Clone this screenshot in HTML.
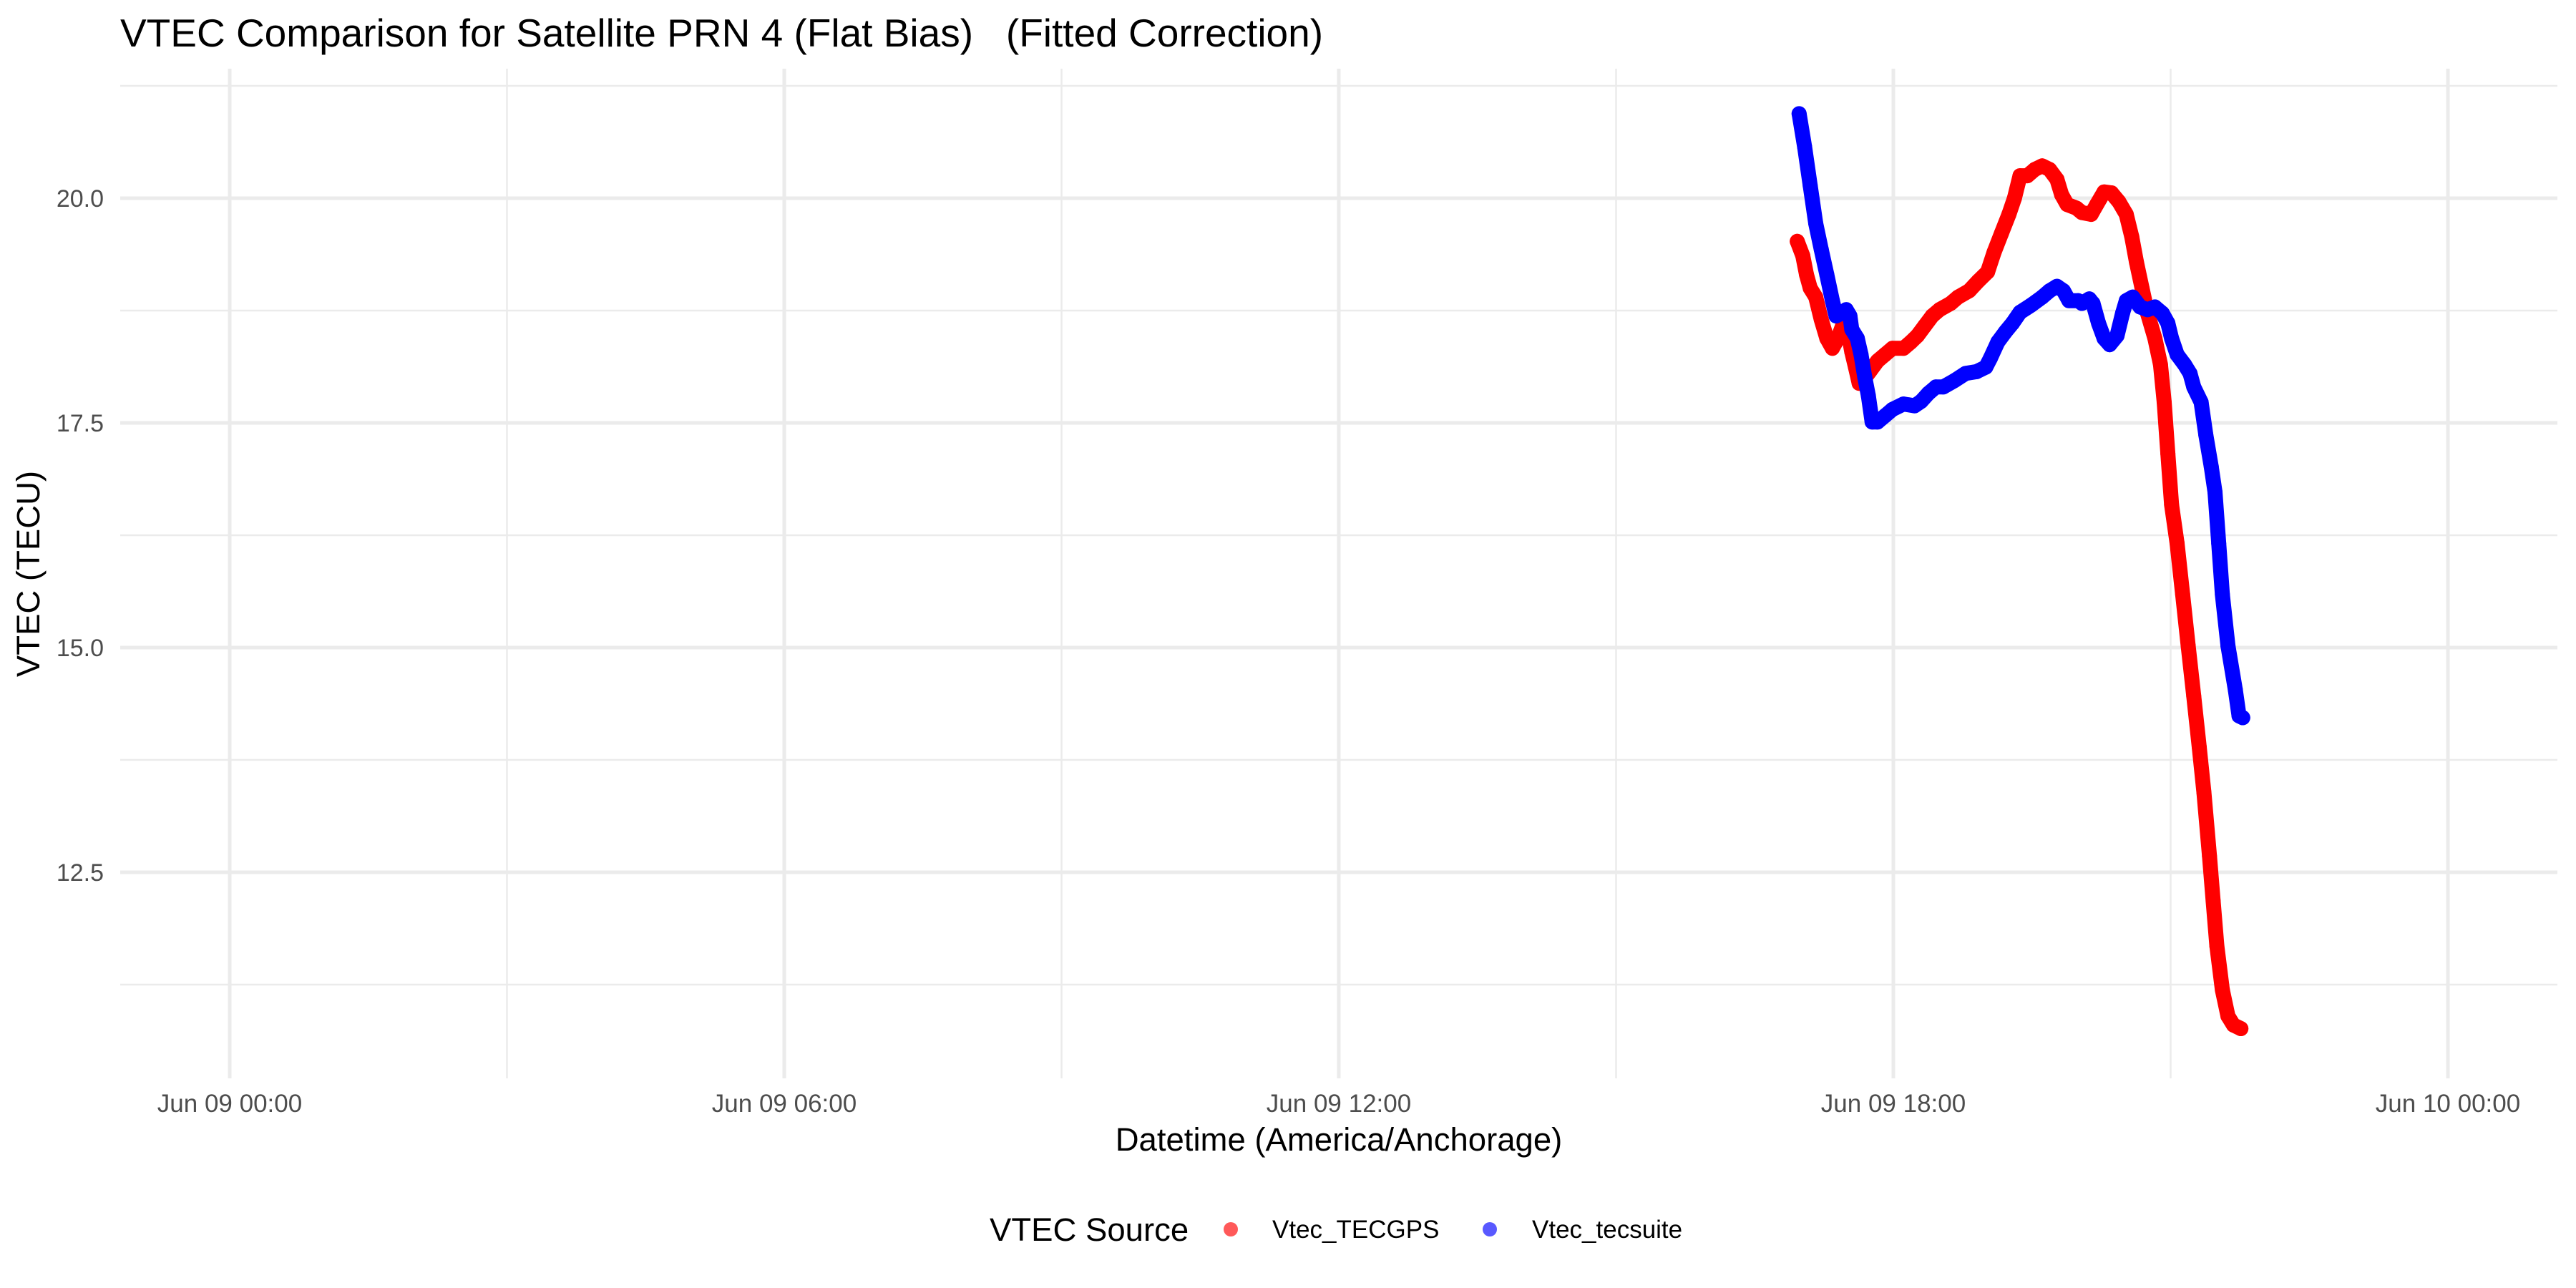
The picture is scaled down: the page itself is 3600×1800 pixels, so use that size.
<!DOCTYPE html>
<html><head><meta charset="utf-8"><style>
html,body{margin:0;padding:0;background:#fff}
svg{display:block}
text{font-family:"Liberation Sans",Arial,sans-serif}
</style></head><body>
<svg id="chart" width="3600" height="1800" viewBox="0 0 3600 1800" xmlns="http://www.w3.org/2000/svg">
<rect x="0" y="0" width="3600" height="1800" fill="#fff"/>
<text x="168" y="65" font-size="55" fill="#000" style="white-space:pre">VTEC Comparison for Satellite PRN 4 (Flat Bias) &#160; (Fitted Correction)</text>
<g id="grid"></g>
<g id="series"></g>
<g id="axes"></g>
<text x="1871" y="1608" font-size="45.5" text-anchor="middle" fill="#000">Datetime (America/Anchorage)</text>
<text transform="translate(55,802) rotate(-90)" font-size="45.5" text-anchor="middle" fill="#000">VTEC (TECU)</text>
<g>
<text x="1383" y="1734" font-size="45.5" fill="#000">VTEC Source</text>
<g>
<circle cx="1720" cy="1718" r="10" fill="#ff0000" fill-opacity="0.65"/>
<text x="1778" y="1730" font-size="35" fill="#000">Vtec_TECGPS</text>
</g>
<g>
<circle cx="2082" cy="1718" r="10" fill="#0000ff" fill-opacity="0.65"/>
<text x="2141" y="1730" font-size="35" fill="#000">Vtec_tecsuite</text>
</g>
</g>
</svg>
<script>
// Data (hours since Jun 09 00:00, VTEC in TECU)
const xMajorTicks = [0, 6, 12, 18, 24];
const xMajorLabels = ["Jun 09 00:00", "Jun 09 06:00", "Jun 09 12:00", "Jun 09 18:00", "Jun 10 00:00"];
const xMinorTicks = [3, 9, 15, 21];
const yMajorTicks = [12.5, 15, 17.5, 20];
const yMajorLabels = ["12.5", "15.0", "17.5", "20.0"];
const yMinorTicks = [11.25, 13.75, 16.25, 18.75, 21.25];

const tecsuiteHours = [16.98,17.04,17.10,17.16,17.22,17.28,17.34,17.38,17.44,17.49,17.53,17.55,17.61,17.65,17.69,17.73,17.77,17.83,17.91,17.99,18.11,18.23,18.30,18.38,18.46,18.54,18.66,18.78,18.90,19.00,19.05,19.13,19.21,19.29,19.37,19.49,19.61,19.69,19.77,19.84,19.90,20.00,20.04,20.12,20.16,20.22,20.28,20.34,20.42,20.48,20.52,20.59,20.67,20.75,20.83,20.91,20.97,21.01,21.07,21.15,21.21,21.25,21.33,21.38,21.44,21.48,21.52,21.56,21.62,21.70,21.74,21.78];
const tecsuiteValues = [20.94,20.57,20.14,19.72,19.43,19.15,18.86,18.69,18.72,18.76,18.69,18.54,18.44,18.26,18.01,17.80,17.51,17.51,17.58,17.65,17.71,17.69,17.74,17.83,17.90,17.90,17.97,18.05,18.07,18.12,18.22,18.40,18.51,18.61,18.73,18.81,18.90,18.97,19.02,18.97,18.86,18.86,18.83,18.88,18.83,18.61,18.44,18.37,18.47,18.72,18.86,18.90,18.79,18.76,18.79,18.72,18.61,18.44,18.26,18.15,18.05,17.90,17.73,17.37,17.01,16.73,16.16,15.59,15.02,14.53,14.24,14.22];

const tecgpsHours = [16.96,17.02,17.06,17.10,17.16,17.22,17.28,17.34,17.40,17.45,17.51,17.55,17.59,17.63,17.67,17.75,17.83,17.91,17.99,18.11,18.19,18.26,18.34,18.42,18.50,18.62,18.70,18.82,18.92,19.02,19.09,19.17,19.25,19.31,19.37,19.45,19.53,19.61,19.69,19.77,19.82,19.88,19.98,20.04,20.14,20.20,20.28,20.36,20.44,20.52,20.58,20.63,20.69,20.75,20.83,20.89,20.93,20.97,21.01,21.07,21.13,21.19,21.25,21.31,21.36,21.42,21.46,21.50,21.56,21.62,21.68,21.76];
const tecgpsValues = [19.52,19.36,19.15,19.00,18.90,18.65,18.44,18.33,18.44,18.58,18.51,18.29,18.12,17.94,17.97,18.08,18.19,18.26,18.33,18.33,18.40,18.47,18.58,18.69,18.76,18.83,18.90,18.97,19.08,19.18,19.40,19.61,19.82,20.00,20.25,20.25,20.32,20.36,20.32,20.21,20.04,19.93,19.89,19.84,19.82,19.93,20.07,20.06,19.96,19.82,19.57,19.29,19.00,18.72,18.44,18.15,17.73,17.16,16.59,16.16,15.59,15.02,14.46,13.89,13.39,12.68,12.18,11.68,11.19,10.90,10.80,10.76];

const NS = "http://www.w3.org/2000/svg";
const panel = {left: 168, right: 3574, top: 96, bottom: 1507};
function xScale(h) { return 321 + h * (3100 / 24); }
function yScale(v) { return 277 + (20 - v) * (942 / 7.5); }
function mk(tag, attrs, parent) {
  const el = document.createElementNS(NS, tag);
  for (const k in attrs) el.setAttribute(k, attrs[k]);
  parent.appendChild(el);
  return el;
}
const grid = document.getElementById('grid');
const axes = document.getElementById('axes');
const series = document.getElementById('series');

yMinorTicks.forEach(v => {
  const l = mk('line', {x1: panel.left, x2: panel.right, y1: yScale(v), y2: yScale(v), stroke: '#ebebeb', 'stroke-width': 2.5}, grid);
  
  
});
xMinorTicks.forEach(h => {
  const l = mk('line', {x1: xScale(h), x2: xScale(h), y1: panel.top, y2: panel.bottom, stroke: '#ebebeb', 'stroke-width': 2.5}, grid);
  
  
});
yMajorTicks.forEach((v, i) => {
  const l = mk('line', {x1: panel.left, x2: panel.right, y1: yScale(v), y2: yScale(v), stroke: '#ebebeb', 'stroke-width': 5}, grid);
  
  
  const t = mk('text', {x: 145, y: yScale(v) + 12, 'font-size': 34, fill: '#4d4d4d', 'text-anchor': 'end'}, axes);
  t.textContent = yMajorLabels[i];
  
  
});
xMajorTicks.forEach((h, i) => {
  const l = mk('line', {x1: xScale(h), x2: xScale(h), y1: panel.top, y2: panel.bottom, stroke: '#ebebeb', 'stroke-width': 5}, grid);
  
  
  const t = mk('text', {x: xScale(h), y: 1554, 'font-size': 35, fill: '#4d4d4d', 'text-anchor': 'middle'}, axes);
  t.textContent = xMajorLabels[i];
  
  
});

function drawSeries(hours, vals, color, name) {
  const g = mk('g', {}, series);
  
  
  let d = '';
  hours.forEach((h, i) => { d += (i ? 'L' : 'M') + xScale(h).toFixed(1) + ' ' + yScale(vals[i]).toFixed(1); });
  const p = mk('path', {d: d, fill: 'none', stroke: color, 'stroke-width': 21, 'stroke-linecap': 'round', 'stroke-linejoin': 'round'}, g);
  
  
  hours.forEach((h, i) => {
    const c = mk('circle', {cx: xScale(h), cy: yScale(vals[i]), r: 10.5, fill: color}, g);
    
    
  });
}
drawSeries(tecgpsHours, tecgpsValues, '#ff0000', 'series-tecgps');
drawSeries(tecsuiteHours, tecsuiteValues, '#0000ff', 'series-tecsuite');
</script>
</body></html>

WRITTEN INSTRUCTION ▸ Reproduce the data word for word, excluding its pictures.

EXERCISE RESULT ▸
Clone this screenshot in HTML.
The picture is scaled down: the page itself is 3600×1800 pixels, so use that size.
<!DOCTYPE html>
<html><head><meta charset="utf-8"><style>
html,body{margin:0;padding:0;background:#fff}
svg{display:block}
text{font-family:"Liberation Sans",Arial,sans-serif}
</style></head><body>
<svg id="chart" width="3600" height="1800" viewBox="0 0 3600 1800" xmlns="http://www.w3.org/2000/svg">
<rect x="0" y="0" width="3600" height="1800" fill="#fff"/>
<text x="168" y="65" font-size="55" fill="#000" style="white-space:pre">VTEC Comparison for Satellite PRN 4 (Flat Bias) &#160; (Fitted Correction)</text>
<g id="grid"></g>
<g id="series"></g>
<g id="axes"></g>
<text x="1871" y="1608" font-size="45.5" text-anchor="middle" fill="#000">Datetime (America/Anchorage)</text>
<text transform="translate(55,802) rotate(-90)" font-size="45.5" text-anchor="middle" fill="#000">VTEC (TECU)</text>
<g>
<text x="1383" y="1734" font-size="45.5" fill="#000">VTEC Source</text>
<g>
<circle cx="1720" cy="1718" r="10" fill="#ff0000" fill-opacity="0.65"/>
<text x="1778" y="1730" font-size="35" fill="#000">Vtec_TECGPS</text>
</g>
<g>
<circle cx="2082" cy="1718" r="10" fill="#0000ff" fill-opacity="0.65"/>
<text x="2141" y="1730" font-size="35" fill="#000">Vtec_tecsuite</text>
</g>
</g>
</svg>
<script>
// Data (hours since Jun 09 00:00, VTEC in TECU)
const xMajorTicks = [0, 6, 12, 18, 24];
const xMajorLabels = ["Jun 09 00:00", "Jun 09 06:00", "Jun 09 12:00", "Jun 09 18:00", "Jun 10 00:00"];
const xMinorTicks = [3, 9, 15, 21];
const yMajorTicks = [12.5, 15, 17.5, 20];
const yMajorLabels = ["12.5", "15.0", "17.5", "20.0"];
const yMinorTicks = [11.25, 13.75, 16.25, 18.75, 21.25];

const tecsuiteHours = [16.98,17.04,17.10,17.16,17.22,17.28,17.34,17.38,17.44,17.49,17.53,17.55,17.61,17.65,17.69,17.73,17.77,17.83,17.91,17.99,18.11,18.23,18.30,18.38,18.46,18.54,18.66,18.78,18.90,19.00,19.05,19.13,19.21,19.29,19.37,19.49,19.61,19.69,19.77,19.84,19.90,20.00,20.04,20.12,20.16,20.22,20.28,20.34,20.42,20.48,20.52,20.59,20.67,20.75,20.83,20.91,20.97,21.01,21.07,21.15,21.21,21.25,21.33,21.38,21.44,21.48,21.52,21.56,21.62,21.70,21.74,21.78];
const tecsuiteValues = [20.94,20.57,20.14,19.72,19.43,19.15,18.86,18.69,18.72,18.76,18.69,18.54,18.44,18.26,18.01,17.80,17.51,17.51,17.58,17.65,17.71,17.69,17.74,17.83,17.90,17.90,17.97,18.05,18.07,18.12,18.22,18.40,18.51,18.61,18.73,18.81,18.90,18.97,19.02,18.97,18.86,18.86,18.83,18.88,18.83,18.61,18.44,18.37,18.47,18.72,18.86,18.90,18.79,18.76,18.79,18.72,18.61,18.44,18.26,18.15,18.05,17.90,17.73,17.37,17.01,16.73,16.16,15.59,15.02,14.53,14.24,14.22];

const tecgpsHours = [16.96,17.02,17.06,17.10,17.16,17.22,17.28,17.34,17.40,17.45,17.51,17.55,17.59,17.63,17.67,17.75,17.83,17.91,17.99,18.11,18.19,18.26,18.34,18.42,18.50,18.62,18.70,18.82,18.92,19.02,19.09,19.17,19.25,19.31,19.37,19.45,19.53,19.61,19.69,19.77,19.82,19.88,19.98,20.04,20.14,20.20,20.28,20.36,20.44,20.52,20.58,20.63,20.69,20.75,20.83,20.89,20.93,20.97,21.01,21.07,21.13,21.19,21.25,21.31,21.36,21.42,21.46,21.50,21.56,21.62,21.68,21.76];
const tecgpsValues = [19.52,19.36,19.15,19.00,18.90,18.65,18.44,18.33,18.44,18.58,18.51,18.29,18.12,17.94,17.97,18.08,18.19,18.26,18.33,18.33,18.40,18.47,18.58,18.69,18.76,18.83,18.90,18.97,19.08,19.18,19.40,19.61,19.82,20.00,20.25,20.25,20.32,20.36,20.32,20.21,20.04,19.93,19.89,19.84,19.82,19.93,20.07,20.06,19.96,19.82,19.57,19.29,19.00,18.72,18.44,18.15,17.73,17.16,16.59,16.16,15.59,15.02,14.46,13.89,13.39,12.68,12.18,11.68,11.19,10.90,10.80,10.76];

const NS = "http://www.w3.org/2000/svg";
const panel = {left: 168, right: 3574, top: 96, bottom: 1507};
function xScale(h) { return 321 + h * (3100 / 24); }
function yScale(v) { return 277 + (20 - v) * (942 / 7.5); }
function mk(tag, attrs, parent) {
  const el = document.createElementNS(NS, tag);
  for (const k in attrs) el.setAttribute(k, attrs[k]);
  parent.appendChild(el);
  return el;
}
const grid = document.getElementById('grid');
const axes = document.getElementById('axes');
const series = document.getElementById('series');

yMinorTicks.forEach(v => {
  const l = mk('line', {x1: panel.left, x2: panel.right, y1: yScale(v), y2: yScale(v), stroke: '#ebebeb', 'stroke-width': 2.5}, grid);
  
  
});
xMinorTicks.forEach(h => {
  const l = mk('line', {x1: xScale(h), x2: xScale(h), y1: panel.top, y2: panel.bottom, stroke: '#ebebeb', 'stroke-width': 2.5}, grid);
  
  
});
yMajorTicks.forEach((v, i) => {
  const l = mk('line', {x1: panel.left, x2: panel.right, y1: yScale(v), y2: yScale(v), stroke: '#ebebeb', 'stroke-width': 5}, grid);
  
  
  const t = mk('text', {x: 145, y: yScale(v) + 12, 'font-size': 34, fill: '#4d4d4d', 'text-anchor': 'end'}, axes);
  t.textContent = yMajorLabels[i];
  
  
});
xMajorTicks.forEach((h, i) => {
  const l = mk('line', {x1: xScale(h), x2: xScale(h), y1: panel.top, y2: panel.bottom, stroke: '#ebebeb', 'stroke-width': 5}, grid);
  
  
  const t = mk('text', {x: xScale(h), y: 1554, 'font-size': 35, fill: '#4d4d4d', 'text-anchor': 'middle'}, axes);
  t.textContent = xMajorLabels[i];
  
  
});

function drawSeries(hours, vals, color, name) {
  const g = mk('g', {}, series);
  
  
  let d = '';
  hours.forEach((h, i) => { d += (i ? 'L' : 'M') + xScale(h).toFixed(1) + ' ' + yScale(vals[i]).toFixed(1); });
  const p = mk('path', {d: d, fill: 'none', stroke: color, 'stroke-width': 21, 'stroke-linecap': 'round', 'stroke-linejoin': 'round'}, g);
  
  
  hours.forEach((h, i) => {
    const c = mk('circle', {cx: xScale(h), cy: yScale(vals[i]), r: 10.5, fill: color}, g);
    
    
  });
}
drawSeries(tecgpsHours, tecgpsValues, '#ff0000', 'series-tecgps');
drawSeries(tecsuiteHours, tecsuiteValues, '#0000ff', 'series-tecsuite');
</script>
</body></html>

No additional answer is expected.